In the first instance, with brands attracted to platforms that manage to keep subscribers within their walled gardens for extended periods, “long-running series with an impressive bank of episodes that serve as key retention drivers, like multi-season sitcoms and procedurals, will be particularly enticing,” says Katz.

Stalwarts of TV like The Office, Friends, and The West Wing “can really thrive on these platforms,” says Palomba, as the content “has trans-generational appeal, and it is low-cost to exhibit.”

Streamers are already digging through their existing catalogs. Warner Bros. Discovery seems to think its shows will resonate with FAST audiences, having licensed Westworld and Cake Boss to Roku and Tubi last month. Disney is reportedly considering licensing deals as well.

However, retaining audiences while delivering great returns for advertisers isn’t as simple as stuffing content libraries with reruns of sitcoms.

Niche hits with mass appeal
Today’s hyper-personalized streaming experience means that doubling down on “niche” content is more likely to help streamers attract and retain audiences, some experts believe.

“In the fragmented on-demand era, liking content is not enough to sustain engagement.
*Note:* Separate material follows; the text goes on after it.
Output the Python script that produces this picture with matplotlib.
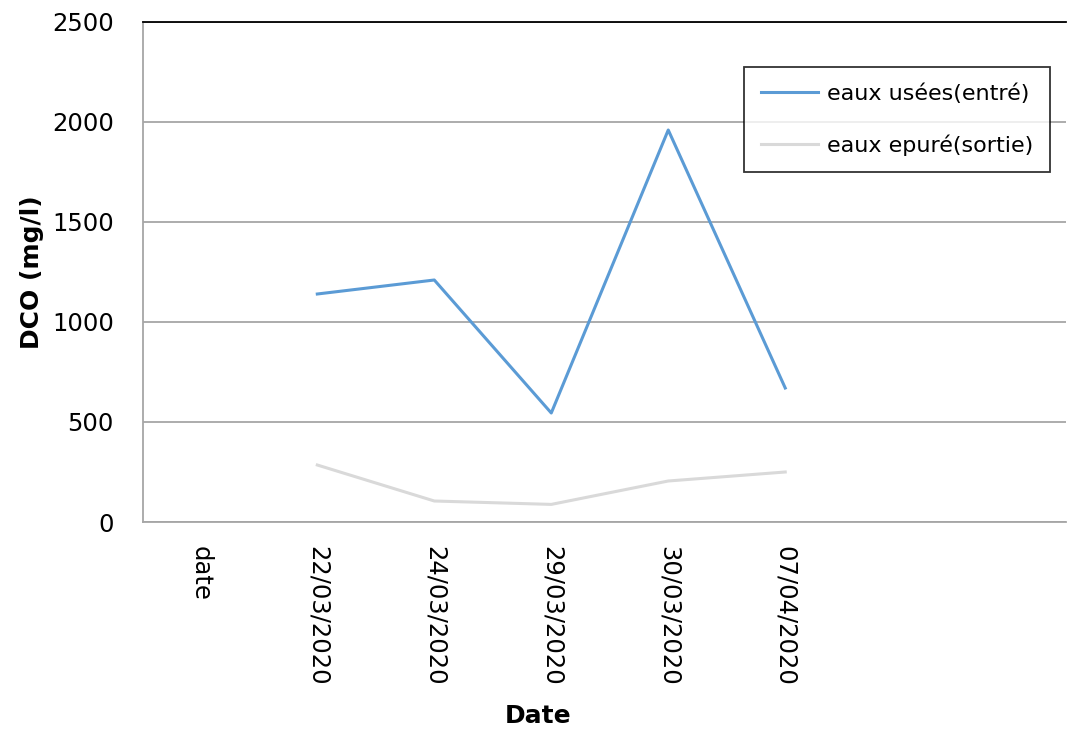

Audiences need to be fully engaged fans,” says Tim Mulligan, executive VP and research director at MIDiA Research.

Niching down could also bring the added benefit of organically segmented audiences, making it easier for advertisers to find their ideal consumers. And thanks to connected TV (CTV) advertising’s targeting capabilities, some industry leaders have already started arguing for CTV as a performance-oriented channel.

“Raw viewership is not the only consideration that factors into how best to reach consumers,” says Katz. “[Niche hits] likely have a consistent and reliable audience that suits an advertiser’s needs.”

For example, horror and anime genres “often skew younger and more diverse than others” and are “a valuable puzzle piece for advertisers with specific audience targets in mind,” adds Katz.

For now, streamers will likely be looking to stack their libraries with a selection that is broadly appealing to reduce churn, while keeping an eye on niche titles that could become sleeper hits. For advertisers, however, paying close attention to different, if not smaller, shows could bring dividends in the long run.

“Hugely popular shows will reach more engaged viewers who are more likely to connect with an ad. Yet certain niche shows enable advertisers to showcase their products more effectively in front of demographics most likely to buy their products,” says Katz.